In this creative word of the new dispensation
Jesus represents His death as a sin-offering, atoning for guilt, and purchasing
forgiveness of moral debt. His blood was to be shed for the remission of sins.
In view of this function the blood is called the blood of the new testament, in
apparent allusion to the prophecy of Jeremiah, which contains a promise of a
new covenant to be made by God with the house of Israel,--a covenant whose
leading blessing should be the forgiveness of iniquity, and called new,
because, unlike the old, it would be a covenant of pure grace, of promises
unclogged with legal stipulations.[22.6] By mentioning His blood and the new
covenant together, Jesus teaches that, while annulling, He would at the same
time fulfil the old, in introducing the new. The new covenant would be ratified
by sacrifice, even as was the old one at Sinai, and remission of sin would be
granted after blood-shedding. But in bidding His disciples drink the cup, the
Lord intimates that after His death there will be no more need of sacrifices.
The sin-offering of blood will be converted into a thank-offering of wine, a
cup of salvation, to be drunk with grateful, joyful hearts by all who through
faith in His sacrifice have received the pardon of their sins. Finally, Jesus
intimates that the new covenant concerns the many, not the few--not Israel
alone, but all nations: it is a gospel which He bequeaths to sinners of
mankind.
Well may we drink of this cup with thankfulness
and joy; for the "new covenant" (new, yet far older than the old), of which it
is the seal, is in all respects well ordered and sure. Well ordered; for surely
it is altogether a good and God-worthy constitution of things which connects
the blessing of pardon with the sacrificial death of Him through whom it comes
to us. It is good in the interests of righteousness: for it provides that sin
shall not be pardoned till it has been adequately atoned for by the sacrifice
of the sinner's Friend; and it is just and right that without the shedding of
the Righteous One's blood there should be no remission for the unrighteous.

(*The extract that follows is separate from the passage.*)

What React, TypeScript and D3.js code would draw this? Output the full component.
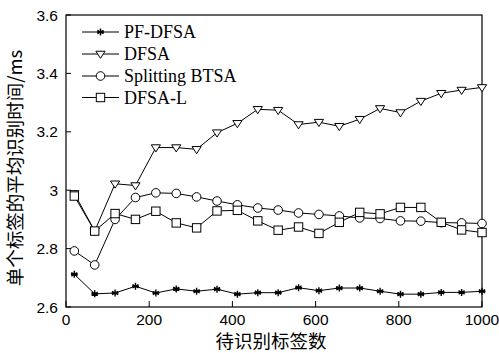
import React from "react";
import * as d3 from "d3";

const xTicks = [0, 200, 400, 600, 800, 1000];
const yTicks = [2.6, 2.8, 3.0, 3.2, 3.4, 3.6];
const yTickLabels = ["2.6", "2.8", "3", "3.2", "3.4", "3.6"];
const tagCounts = d3.range(21).map((i) => 20 + 49 * i);

const pfDfsa = [2.712, 2.645, 2.648, 2.671, 2.648, 2.662, 2.654, 2.661, 2.644, 2.649, 2.649, 2.666, 2.656, 2.665, 2.665, 2.654, 2.644, 2.644, 2.65, 2.65, 2.654];
const dfsa = [2.989, 2.86, 3.022, 3.016, 3.146, 3.146, 3.14, 3.197, 3.229, 3.277, 3.274, 3.225, 3.233, 3.219, 3.243, 3.28, 3.266, 3.305, 3.332, 3.343, 3.352];
const splitting = [2.792, 2.744, 2.9, 2.975, 2.991, 2.989, 2.977, 2.963, 2.95, 2.939, 2.932, 2.922, 2.917, 2.912, 2.905, 2.903, 2.895, 2.894, 2.889, 2.888, 2.886];
const dfsaL = [2.98, 2.86, 2.92, 2.9, 2.928, 2.888, 2.871, 2.929, 2.931, 2.895, 2.863, 2.874, 2.852, 2.89, 2.924, 2.919, 2.941, 2.941, 2.89, 2.864, 2.855];

const seriesNames = ["PF-DFSA", "DFSA", "Splitting BTSA", "DFSA-L"];
const seriesValues = [pfDfsa, dfsa, splitting, dfsaL];
const markerKinds = ["star", "tri", "circle", "square"];

const W = 499;
const H = 353;
const left = 66;
const right = 482;
const top = 15;
const bottom = 307;

function Marker({ kind, x, y }: { kind: string; x: number; y: number }) {
  if (kind === "star") {
    const r = 3.5;
    const d = [0, 60, 120].map((a) => {
      const rad = (a * Math.PI) / 180;
      const dx = r * Math.sin(rad);
      const dy = r * Math.cos(rad);
      return `M${x - dx},${y - dy}L${x + dx},${y + dy}`;
    }).join("") + `M${x - r},${y}L${x + r},${y}`;
    return <path d={d} stroke="#000" strokeWidth={1.4} fill="none" />;
  }
  if (kind === "tri") {
    const s = 4.6;
    const d = `M${x - s},${y - s * 0.6}L${x + s},${y - s * 0.6}L${x},${y + s * 0.95}Z`;
    return <path d={d} stroke="#000" strokeWidth={1} fill="#fff" />;
  }
  if (kind === "circle") {
    return <circle cx={x} cy={y} r={4.3} stroke="#000" strokeWidth={1} fill="#fff" />;
  }
  const s = 4.2;
  return <rect x={x - s} y={y - s} width={2 * s} height={2 * s} stroke="#000" strokeWidth={1} fill="#fff" />;
}

export default function App() {
  const x = d3.scaleLinear().domain([0, 1000]).range([left, right]);
  const y = d3.scaleLinear().domain([2.6, 3.6]).range([bottom, top]);
  const line = d3.line<number>().x((_, i) => x(tagCounts[i])).y((v) => y(v));
  const tickFont = "Liberation Sans, Arial, sans-serif";
  const cjkFont = "Noto Sans CJK SC, sans-serif";
  const legendY = [32, 54, 76, 97.5];

  return (
    <svg width={W} height={H} style={{ position: "absolute", left: 0, top: 0, background: "#fff" }}>
      <rect x={0} y={0} width={W} height={H} fill="#fff" />
      <rect x={left} y={top} width={right - left} height={bottom - top} fill="none" stroke="#000" strokeWidth={1.2} />
      {xTicks.map((t) => (
        <g key={"x" + t}>
          <line x1={x(t)} x2={x(t)} y1={bottom} y2={bottom - 6} stroke="#000" strokeWidth={1} />
          <text x={x(t)} y={325} textAnchor="middle" fontFamily={tickFont} fontSize={15.5} fill="#000">{t}</text>
        </g>
      ))}
      {yTicks.map((t, i) => (
        <g key={"y" + t}>
          <line x1={left} x2={left + 5} y1={y(t)} y2={y(t)} stroke="#000" strokeWidth={1} />
          <text x={left - 8} y={y(t) + 5.5} textAnchor="end" fontFamily={tickFont} fontSize={15.5} fill="#000">{yTickLabels[i]}</text>
        </g>
      ))}
      {seriesValues.map((vals, si) => (
        <g key={"s" + si}>
          <path d={line(vals) || ""} fill="none" stroke="#000" strokeWidth={1} />
          {vals.map((v, i) => (
            <Marker key={i} kind={markerKinds[si]} x={x(tagCounts[i])} y={y(v)} />
          ))}
        </g>
      ))}
      {seriesNames.map((n, i) => (
        <g key={"l" + i}>
          <line x1={82} x2={119} y1={legendY[i]} y2={legendY[i]} stroke="#000" strokeWidth={1} />
          <Marker kind={markerKinds[i]} x={100.5} y={legendY[i]} />
          <text x={124} y={legendY[i] + 6} fontFamily="Liberation Serif, Times New Roman, serif" fontSize={18} fill="#000">{n}</text>
        </g>
      ))}
      <text x={271} y={347.5} textAnchor="middle" fontFamily={cjkFont} fontSize={18.5} fill="#000">待识别标签数</text>
      <text transform="translate(22,168) rotate(-90)" textAnchor="middle" fontFamily={cjkFont} fontSize={18.5} fill="#000">单个标签的平均识别时间/ms</text>
    </svg>
  );
}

Then this economy serves well the interest of divine love, as it gives that
love a worthy career, and free scope to display its magnanimous nature, in
bearing the burden of the sinful and the miserable. And yet once more, the
constitution of the new covenant is admirably adapted to the great practical
end aimed at by the scheme of redemption, viz. the elevation of a fallen,
degraded race out of a state of corruption into a state of holiness. The gospel
of forgiveness through Christ's death is the moral power of God to raise such
as believe it out of the world's selfishness, and enmities, and baseness, into
a celestial life of devotion, self-sacrifice, patience, and humility. If by
faith in Christ be understood merely belief in the opus operatum of a vicarious
death, the power of such a faith to elevate is more than questionable. But when
faith is taken in its true scriptural sense, as implying not only belief in a
certain transaction, the endurance of death by one for others, but also, and
more especially, hearty appreciation of the spirit of the deed and the Doer,
then its purifying and ennobling power is beyond all question. "The love of
Christ constraineth me;" and "I am crucified with Christ," as the result of
such faith.
How poor is the Socinian scheme of salvation in
comparison with this of the new covenant! In that scheme pardon has no real
dependence on the blood of Jesus: He died as a martyr for righteousness, not as
a Redeemer for the unrighteous. We are forgiven on repenting by a simple word
of God. Forgiveness cost the Forgiver no trouble or sacrifice; only a word, or
stroke of the pen signing a document, "Thus saith the Lord." What a frigid
transaction! What cold relations it implies between the Deity and His
creatures! How vastly preferable a forgiveness which means a giving for,[22.7]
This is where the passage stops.